By Deanna Jones
Old habits don’t die. They just get better branding.
We talk about agility, empowerment, and trust—but many organizations still run on control.
It’s just more subtle now.
Control hides behind dashboards, endless check-ins, and “alignment” meetings. But the mindset is the same: people need to be managed into performing.
That might have worked when the world was predictable.
It doesn’t work anymore.
Today, control doesn’t create order—it kills energy.
The Control Reflex
Control is what leaders reach for when they’re afraid. And let’s be honest—there’s plenty to fear right now. The market, technology, culture—it’s all changing faster than most people can process.
But control doesn’t prevent chaos. It just drives it underground.
Every rule meant to guarantee consistency chips away at initiative. Every standardized process dulls curiosity.
You can’t regulate your way to engagement.
Control feels safe, but it quietly breeds exhaustion.
People Don’t Need Managing—They Need Meaning
Most people don’t show up hoping to do the minimum.
They want to do work that matters.
But when every move needs permission, initiative dies. And when people stop owning their work, energy disappears.
If leaders truly want performance, they have to trust people with problems that matter—not just tasks that check boxes. When people feel ownership, they don’t need to be pushed. They push themselves.
That’s not “soft.” It’s how motivation actually works.
Passion Isn’t a Luxury—It’s Energy
Passion isn’t a perk—it’s power.
When people care about their work, they bring energy you can’t manufacture.
They stay curious longer. They recover faster. They find creative paths through the mess.

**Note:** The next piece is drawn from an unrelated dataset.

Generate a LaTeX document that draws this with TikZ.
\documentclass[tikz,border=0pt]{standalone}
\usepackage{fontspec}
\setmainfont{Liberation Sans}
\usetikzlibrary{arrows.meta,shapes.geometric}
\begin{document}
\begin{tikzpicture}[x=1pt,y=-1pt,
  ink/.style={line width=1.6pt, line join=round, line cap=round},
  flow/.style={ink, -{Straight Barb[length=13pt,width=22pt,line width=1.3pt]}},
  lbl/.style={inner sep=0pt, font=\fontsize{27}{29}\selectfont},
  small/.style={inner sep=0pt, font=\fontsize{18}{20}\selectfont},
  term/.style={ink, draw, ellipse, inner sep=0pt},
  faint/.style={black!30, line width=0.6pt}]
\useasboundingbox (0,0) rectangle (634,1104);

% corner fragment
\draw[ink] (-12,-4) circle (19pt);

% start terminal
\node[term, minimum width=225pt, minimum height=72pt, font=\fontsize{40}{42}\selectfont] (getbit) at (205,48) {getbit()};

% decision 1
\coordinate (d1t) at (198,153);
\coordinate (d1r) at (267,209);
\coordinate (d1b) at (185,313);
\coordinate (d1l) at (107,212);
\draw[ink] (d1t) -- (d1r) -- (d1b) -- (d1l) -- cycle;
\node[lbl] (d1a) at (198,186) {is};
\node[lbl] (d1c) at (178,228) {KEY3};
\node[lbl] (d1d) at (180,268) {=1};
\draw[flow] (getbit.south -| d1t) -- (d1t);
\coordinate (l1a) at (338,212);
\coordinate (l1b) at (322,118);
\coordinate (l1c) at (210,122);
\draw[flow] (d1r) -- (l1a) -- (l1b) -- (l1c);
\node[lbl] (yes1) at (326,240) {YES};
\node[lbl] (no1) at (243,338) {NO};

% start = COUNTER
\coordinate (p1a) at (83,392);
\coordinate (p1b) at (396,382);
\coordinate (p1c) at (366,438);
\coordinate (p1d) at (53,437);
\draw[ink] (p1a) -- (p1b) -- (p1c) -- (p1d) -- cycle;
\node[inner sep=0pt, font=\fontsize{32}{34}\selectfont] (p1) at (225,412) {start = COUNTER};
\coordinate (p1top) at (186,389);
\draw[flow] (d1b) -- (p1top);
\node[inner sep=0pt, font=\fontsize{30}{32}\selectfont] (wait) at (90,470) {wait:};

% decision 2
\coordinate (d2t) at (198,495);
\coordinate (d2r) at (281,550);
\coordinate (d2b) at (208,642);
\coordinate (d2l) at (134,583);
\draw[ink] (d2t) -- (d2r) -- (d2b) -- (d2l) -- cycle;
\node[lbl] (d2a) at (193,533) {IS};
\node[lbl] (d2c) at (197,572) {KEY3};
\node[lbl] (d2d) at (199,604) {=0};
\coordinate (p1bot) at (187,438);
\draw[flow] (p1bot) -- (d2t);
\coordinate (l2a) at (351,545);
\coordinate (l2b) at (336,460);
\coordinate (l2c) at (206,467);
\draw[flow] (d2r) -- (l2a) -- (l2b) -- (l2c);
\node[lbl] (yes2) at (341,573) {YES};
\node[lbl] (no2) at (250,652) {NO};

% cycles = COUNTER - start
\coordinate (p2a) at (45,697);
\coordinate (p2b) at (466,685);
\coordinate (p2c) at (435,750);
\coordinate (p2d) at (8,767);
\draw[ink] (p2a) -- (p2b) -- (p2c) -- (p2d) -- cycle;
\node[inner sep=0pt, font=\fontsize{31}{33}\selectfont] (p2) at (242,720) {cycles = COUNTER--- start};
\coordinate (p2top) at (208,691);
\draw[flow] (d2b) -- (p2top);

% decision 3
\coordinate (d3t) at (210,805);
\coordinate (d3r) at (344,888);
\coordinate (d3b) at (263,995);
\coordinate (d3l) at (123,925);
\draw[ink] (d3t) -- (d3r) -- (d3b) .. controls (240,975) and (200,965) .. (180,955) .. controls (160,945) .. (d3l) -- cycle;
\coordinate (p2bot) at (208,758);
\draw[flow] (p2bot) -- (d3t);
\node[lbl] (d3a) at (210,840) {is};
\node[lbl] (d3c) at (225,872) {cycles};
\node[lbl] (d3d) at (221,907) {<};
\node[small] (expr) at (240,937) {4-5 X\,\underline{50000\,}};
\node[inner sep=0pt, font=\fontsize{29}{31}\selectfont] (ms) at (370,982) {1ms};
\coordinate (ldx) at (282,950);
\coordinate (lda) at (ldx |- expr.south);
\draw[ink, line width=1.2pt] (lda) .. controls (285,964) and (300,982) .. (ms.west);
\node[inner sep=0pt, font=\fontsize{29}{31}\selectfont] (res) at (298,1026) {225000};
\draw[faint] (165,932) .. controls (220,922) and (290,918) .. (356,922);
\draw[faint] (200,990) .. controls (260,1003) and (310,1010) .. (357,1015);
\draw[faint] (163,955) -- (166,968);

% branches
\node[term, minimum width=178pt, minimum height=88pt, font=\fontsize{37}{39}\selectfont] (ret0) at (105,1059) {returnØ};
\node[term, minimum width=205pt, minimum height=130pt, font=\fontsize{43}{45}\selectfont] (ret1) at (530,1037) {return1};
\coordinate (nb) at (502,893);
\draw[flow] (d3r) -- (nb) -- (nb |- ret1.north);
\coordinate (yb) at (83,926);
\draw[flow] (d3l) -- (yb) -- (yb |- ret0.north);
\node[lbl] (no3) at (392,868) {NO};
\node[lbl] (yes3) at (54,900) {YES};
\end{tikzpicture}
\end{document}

Without passion, all you get is compliance—and compliance collapses the moment something unexpected happens.
Passion is what keeps people solving when things get hard. It’s the only renewable energy source an organization truly has.
Clarity Beats Control
Letting go of control doesn’t mean letting go of standards. It means replacing rigidity with clarity.
When people understand what matters—what success actually looks like and why—it changes everything.

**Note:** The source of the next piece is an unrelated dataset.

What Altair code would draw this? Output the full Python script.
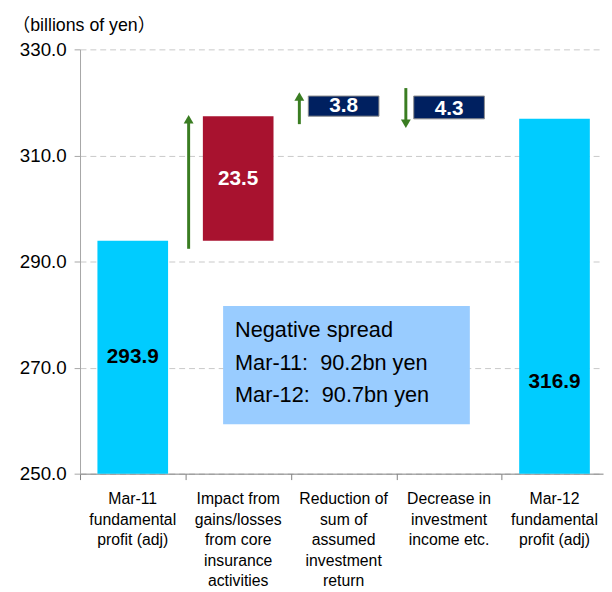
import altair as alt
import pandas as pd

FONT = "Liberation Sans, Arial, Noto Sans CJK JP, sans-serif"

# ---------------- data ----------------
categories = [
    "Mar-11|fundamental|profit (adj)",
    "Impact from|gains/losses|from core|insurance|activities",
    "Reduction of|sum of|assumed|investment|return",
    "Decrease in|investment|income etc.",
    "Mar-12|fundamental|profit (adj)",
]
bar_labels = ["293.9", "23.5", "3.8", "4.3", "316.9"]
start_total = 293.9
changes = [23.5, 3.8, -4.3]
end_total = 316.9
axis_floor = 250.0
label_y = [272.0, 305.6, 319.3, 318.7, 267.3]

arrow_x = [1.03, 2.08, 3.09]
arrow_from = [292.4, 315.9, 322.7]
arrow_to = [317.9, 322.2, 314.9]

box_x = [1.357, 3.697]
box_y = [259.3, 281.6]
box_lines = ["Negative spread", "Mar-11: \u00a090.2bn yen", "Mar-12: \u00a090.7bn yen"]
box_text_pos = [1.47, 277.0]

y_title = "（billions of yen）"
y_ticks = [250, 270, 290, 310, 330]
x_ticks = [0, 1, 2, 3, 4]

palette = ["#00CCFF", "#A8122F", "#002060", "#002060", "#00CCFF"]
GREEN = "#3A7D22"

# ---------------- tables ----------------
lo, hi = [axis_floor], [start_total]
level = start_total
for c in changes:
    lo.append(level)
    hi.append(round(level + c, 1))
    level = round(level + c, 1)
lo.append(axis_floor)
hi.append(end_total)

bars = pd.DataFrame({
    "i": list(range(len(categories))),
    "cat": categories,
    "lo": lo,
    "hi": hi,
    "label": bar_labels,
    "ly": label_y,
    "total": [1, 0, 0, 0, 1],
})
bars["x0"] = bars["i"] + 0.165
bars["x1"] = bars["i"] + 0.835
bars["xc"] = bars["i"] + 0.5

arrows = pd.DataFrame({"x": arrow_x, "y0": arrow_from, "tip": arrow_to})
arrows["dir"] = [1 if t > f else -1 for f, t in zip(arrow_from, arrow_to)]
arrows["shaft"] = arrows["tip"] - arrows["dir"] * 1.0

box = pd.DataFrame({"x0": [box_x[0]], "x1": [box_x[1]], "y0": [box_y[0]], "y1": [box_y[1]]})
box_txt = pd.DataFrame({"x": [box_text_pos[0]], "y": [box_text_pos[1]], "t": ["|".join(box_lines)]})

# ---------------- scales / axes ----------------
xs = alt.Scale(domain=[0, 4.96], nice=False, zero=False)
ys = alt.Scale(domain=[250, 330], nice=False, zero=False)

y_axis = alt.Axis(
    values=y_ticks, format=".1f", labelFontSize=19, labelColor="black", labelPadding=8,
    tickSize=6, tickColor="#A6A6A6", domainColor="#A6A6A6",
    grid=True, gridColor="#C8C8C8", gridDash=[6, 4], gridWidth=1,
    title=y_title, titleAngle=0, titleAlign="left", titleBaseline="middle",
    titleX=-69, titleY=-24, titleFontSize=18, titleFontWeight="normal", titleColor="black",
)
x_axis = alt.Axis(
    values=x_ticks, labels=False, grid=False, tickSize=6,
    tickColor="#808080", domainColor="#808080", title="",
)


def X(f, axis=False):
    if axis:
        return alt.X(f, type="quantitative", scale=xs, axis=x_axis, title="")
    return alt.X(f, type="quantitative", scale=xs, title="")


def Y(f, axis=False):
    if axis:
        return alt.Y(f, type="quantitative", scale=ys, axis=y_axis, title=y_title)
    return alt.Y(f, type="quantitative", scale=ys, title=y_title)


bar_layer = alt.Chart(bars).mark_rect().encode(
    x=X("x0", axis=True), x2="x1",
    y=Y("lo", axis=True), y2="hi",
    color=alt.Color("cat:N", scale=alt.Scale(domain=categories, range=palette), legend=None),
    stroke=alt.condition("datum.i == 2 || datum.i == 3", alt.value("#8C8C8C"), alt.value("transparent")),
    strokeWidth=alt.value(1),
)

box_layer = alt.Chart(box).mark_rect(color="#99CCFF").encode(
    x=X("x0"), x2="x1", y=Y("y0"), y2="y1"
)

box_text_layer = alt.Chart(box_txt).mark_text(
    align="left", baseline="middle", fontSize=22, lineBreak="|", lineHeight=33,
    font=FONT, color="black",
).encode(x=X("x"), y=Y("y"), text="t:N")

shaft_layer = alt.Chart(arrows).mark_rule(color=GREEN, strokeWidth=3).encode(
    x=X("x"), y=Y("y0"), y2="shaft"
)

head_up = alt.Chart(arrows).transform_filter("datum.dir > 0").mark_point(
    shape="triangle-up", filled=True, size=100, color=GREEN, opacity=1, strokeWidth=0, yOffset=5.8
).encode(x=X("x"), y=Y("tip"))

head_down = alt.Chart(arrows).transform_filter("datum.dir < 0").mark_point(
    shape="triangle-down", filled=True, size=100, color=GREEN, opacity=1, strokeWidth=0, yOffset=-5.8
).encode(x=X("x"), y=Y("tip"))

value_text = alt.Chart(bars).mark_text(
    fontSize=21, fontWeight="bold", font=FONT, baseline="middle", align="center"
).encode(
    x=X("xc"), y=Y("ly"), text="label:N",
    color=alt.condition("datum.total == 1", alt.value("black"), alt.value("white")),
)

cat_text = alt.Chart(bars).mark_text(
    baseline="alphabetic", align="center", fontSize=16, lineBreak="|", lineHeight=20.75,
    font=FONT, color="black",
).encode(x=X("xc"), y=alt.value(461), text="cat:N")

chart = alt.layer(
    bar_layer, box_layer, box_text_layer, shaft_layer, head_up, head_down, value_text, cat_text
).properties(
    width=530, height=430,
    autosize="none",
    padding={"left": 73, "top": 38, "right": 1, "bottom": 116},
    background="white",
).configure_view(strokeWidth=0).configure_axis(
    labelFont=FONT, titleFont=FONT
).configure_text(font=FONT)

chart.save("out.html", embed_options={"renderer": "svg", "actions": False})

They don’t need constant direction. They move. They create. They collaborate.
Clarity creates coherence.
Control creates dependency.
The Real Test of Leadership
The real test today isn’t how tightly you can steer—it’s how well you can trust.
The best leaders know how to hold steady when things shift. They don’t hoard decisions; they distribute them. They create teams that act fast because everyone understands the bigger story.
Control drains energy. Connection multiplies it.
What People Want Now
People don’t want to be managed.
They want to be trusted with something meaningful.
If you want initiative, stop rewarding waiting.
If you want innovation, stop punishing imperfection.
If you want energy, stop ignoring passion.
The age of command and control isn’t ending—it already ended.
The leaders who thrive now are the ones who understand this simple truth:
When people care, you don’t have to control them.
You just have to get out of their way.